Apathy toward reunification is also attributable to some of the regional jealousies and suspicions that originally hindered for so long the development of a German nation. There is still a lingering distrust in the Catholic South for the Protestant East, and no little hatred for the Prussians who, as one Stuttgart man said, "got us into this whole thing in the first place." But beyond any such specific suspicions, there is a lack of a real national feeling in Germany today. As the mayor of a small German city said after a visit to America, "Americans think of Germans as a nationalistic people, but I'd give anything to see just half of the decent, patriotic feeling in Germany that I saw in America."

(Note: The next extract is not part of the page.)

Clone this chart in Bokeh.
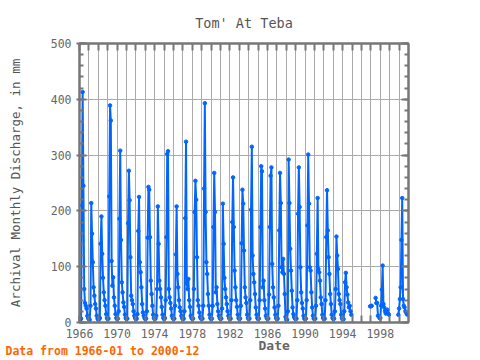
import math
from bokeh.plotting import figure
from bokeh.models import Range1d, FixedTicker, LinearAxis, Title, ColumnDataSource, SingleIntervalTicker
from bokeh.embed import file_html
from bokeh.resources import INLINE

nan = float("nan")

# Monthly discharge (mm), Jan..Dec
y1966 = [6, 5, 7, 210, 413, 245, 60, 35, 30, 25, 12, 8]
y1967 = [6, 5, 30, 214, 159, 108, 63, 48, 33, 25, 12, 7]
y1968 = [5, 6, 8, 141, 190, 123, 80, 54, 40, 30, 15, 8]
y1969 = [6, 7, 226, 389, 362, 110, 66, 81, 45, 30, 15, 8]
y1970 = [6, 7, 20, 186, 308, 148, 72, 54, 36, 28, 14, 8]
y1971 = [6, 7, 178, 272, 219, 117, 48, 40, 33, 20, 12, 8]
y1972 = [6, 7, 15, 164, 225, 108, 90, 63, 33, 18, 12, 8]
y1973 = [6, 7, 20, 152, 243, 238, 153, 75, 51, 30, 14, 8]
y1974 = [6, 7, 12, 60, 208, 141, 75, 60, 45, 28, 14, 8]
y1975 = [6, 8, 40, 153, 302, 307, 60, 45, 35, 25, 12, 8]
y1976 = [6, 7, 30, 122, 208, 87, 63, 40, 27, 20, 12, 8]
y1977 = [6, 7, 20, 187, 324, 70, 60, 78, 40, 28, 12, 8]
y1978 = [6, 7, 60, 198, 254, 220, 117, 40, 30, 18, 10, 7]
y1979 = [6, 7, 30, 240, 393, 198, 108, 87, 51, 30, 14, 8]
y1980 = [6, 7, 30, 171, 268, 198, 54, 63, 33, 20, 12, 8]
y1981 = [6, 7, 25, 213, 141, 80, 60, 45, 33, 20, 12, 8]
y1982 = [6, 7, 40, 180, 260, 171, 93, 63, 40, 28, 14, 8]
y1983 = [6, 7, 30, 142, 238, 213, 129, 63, 45, 35, 14, 8]
y1984 = [6, 7, 40, 202, 315, 120, 87, 72, 51, 27, 14, 8]
y1985 = [6, 7, 40, 171, 280, 271, 63, 75, 40, 25, 12, 8]
y1986 = [6, 7, 50, 171, 263, 278, 105, 63, 45, 27, 14, 8]
y1987 = [6, 7, 30, 165, 268, 214, 99, 90, 114, 87, 51, 10]
y1988 = [5, 5, 20, 292, 214, 132, 93, 57, 27, 15, 10, 7]
y1989 = [6, 7, 40, 195, 278, 207, 99, 54, 35, 25, 12, 7]
y1990 = [6, 7, 40, 174, 301, 213, 99, 93, 54, 27, 12, 7]
y1991 = [6, 7, 30, 123, 223, 96, 90, 75, 45, 33, 14, 8]
y1992 = [6, 7, 40, 153, 237, 165, 117, 87, 51, 33, 14, 8]
y1993 = [6, 7, 20, 60, 154, 120, 96, 51, 40, 33, 14, 8]
y1994 = [5, 6, 20, 72, 89, 63, 50, 36, 27, 30, 20, 14]
y1995 = [nan, nan, nan, nan, nan, nan, nan, nan, nan, nan, nan, nan]
y1996 = [nan, nan, nan, nan, nan, nan, nan, nan, nan, nan, nan, 29]
y1997 = [29, 30, nan, nan, nan, nan, 44, 35, 35, 12, nan, 8]
y1998 = [8, 30, 59, 102, 33, 27, 20, 16, 18, 23, 16, 14]
y1999 = [nan, nan, nan, nan, nan, nan, nan, nan, nan, nan, nan, 14]
y2000 = [25, 42, 63, 148, 223, 42, 30, 27, 20, 18, 15, 14]

years = list(range(1966, 2001))
yearly = [y1966, y1967, y1968, y1969, y1970, y1971, y1972, y1973, y1974,
          y1975, y1976, y1977, y1978, y1979, y1980, y1981, y1982, y1983,
          y1984, y1985, y1986, y1987, y1988, y1989, y1990, y1991, y1992,
          y1993, y1994, y1995, y1996, y1997, y1998, y1999, y2000]

label_years = [1966, 1970, 1974, 1978, 1982, 1986, 1990, 1994, 1998]

xs, ys = [], []
for yr, vals in zip(years, yearly):
    for m, v in enumerate(vals):
        xs.append(yr + m / 12.0)
        ys.append(v)

src = ColumnDataSource(dict(x=xs, y=ys))

FONT = "DejaVu Sans Mono"
GRAY = "#777777"

p = figure(width=480, height=360, output_backend="svg", toolbar_location=None,
           x_range=Range1d(1966, 2001), y_range=Range1d(0, 500),
           min_border_left=79, min_border_right=72, min_border_top=43,
           min_border_bottom=38, x_axis_location=None, y_axis_location=None)
p.background_fill_color = "white"
p.border_fill_color = "white"
p.outline_line_color = GRAY
p.outline_line_width = 2

p.title.text = "Tom' At Teba"
p.title.align = "center"
p.title.vertical_align = "top"
p.title.text_font = FONT
p.title.text_font_size = "13.5px"
p.title.text_font_style = "normal"
p.title.text_color = "#555555"
p.title.standoff = 22

def style(ax, labels=True):
    ax.axis_line_color = GRAY
    ax.axis_line_width = 2
    ax.major_tick_line_color = GRAY
    ax.minor_tick_line_color = GRAY
    ax.major_tick_line_width = 2
    ax.minor_tick_line_width = 2
    ax.major_label_text_font = FONT
    ax.major_label_text_font_size = "11.5px"
    ax.major_label_text_color = "#666666"
    if not labels:
        ax.major_label_text_font_size = "0px"
        ax.major_label_text_color = None

yt = SingleIntervalTicker(interval=100, num_minor_ticks=5)
for loc in ("left", "right"):
    ax = LinearAxis(ticker=yt)
    style(ax, labels=(loc == "left"))
    ax.major_tick_in = 7
    ax.major_tick_out = 3 if loc == "left" else 0
    ax.minor_tick_in = 4
    ax.minor_tick_out = 0
    ax.major_label_standoff = 5
    if loc == "left":
        ax.axis_label = "Archival Monthly Discharge, in mm"
        ax.axis_label_text_font = FONT
        ax.axis_label_text_font_size = "12.5px"
        ax.axis_label_text_font_style = "normal"
        ax.axis_label_text_color = "#555555"
        ax.axis_label_standoff = 25
    p.add_layout(ax, loc)

xt = FixedTicker(ticks=label_years, minor_ticks=years)
xb = LinearAxis(ticker=xt)
style(xb)
xb.major_tick_in = 7
xb.major_tick_out = 0
xb.minor_tick_in = 7
xb.minor_tick_out = 0
xb.major_label_standoff = 6
p.add_layout(xb, "below")

xtop = LinearAxis(ticker=FixedTicker(ticks=years))
style(xtop, labels=False)
xtop.major_tick_in = 7
xtop.major_tick_out = 0
xtop.minor_tick_in = 0
xtop.minor_tick_out = 0
p.add_layout(xtop, "above")

p.xgrid.ticker = FixedTicker(ticks=years)
p.ygrid.ticker = FixedTicker(ticks=[100, 200, 300, 400])
p.xgrid.grid_line_color = "#aaaaaa"
p.ygrid.grid_line_color = "#aaaaaa"
p.xgrid.grid_line_width = 1
p.ygrid.grid_line_width = 1

BLUE = "#0066ff"
p.line("x", "y", source=src, line_color=BLUE, line_width=2)
p.scatter("x", "y", source=src, size=3.5, color=BLUE)

date_title = Title(text="Date", align="left", offset=179, standoff=-7,
                   vertical_align="middle", text_font=FONT, text_font_size="13px",
                   text_font_style="bold", text_color="#666666")
p.add_layout(date_title, "below")
src_title = Title(text="Data from 1966-01 to 2000-12", align="left", offset=-74,
                  standoff=-15, vertical_align="middle", text_font=FONT,
                  text_font_size="11.5px", text_font_style="bold", text_color="#ff6600")
p.add_layout(src_title, "below")

open("out.html", "w").write(file_html(p, INLINE))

The one great exception to the apathy on reunification is, naturally enough, Berlin. Encircled by the hostile Soviet Zone for ten years, at times blockaded and constantly at the Russians' mercy, Berliners are committed to this one goal with a unique urgency. And the Berliners are well aware that their view differs from the feeling of the West Germans. One Berlin student puts it this way: "Every time I go to the West I'm more and more surprised how little those people really care about reunification. They've sailed through the storm into fine weather and they just don't want to rock the boat."
This fear of rocking the boat is the dominant mood in West Germany today. For those afraid of a deal between Bonn and Moscow it is a reassuring mood, but for Germans who worry about the future of their nation it is an ominous mood. Many of them fear that Germany is already irreparably divided.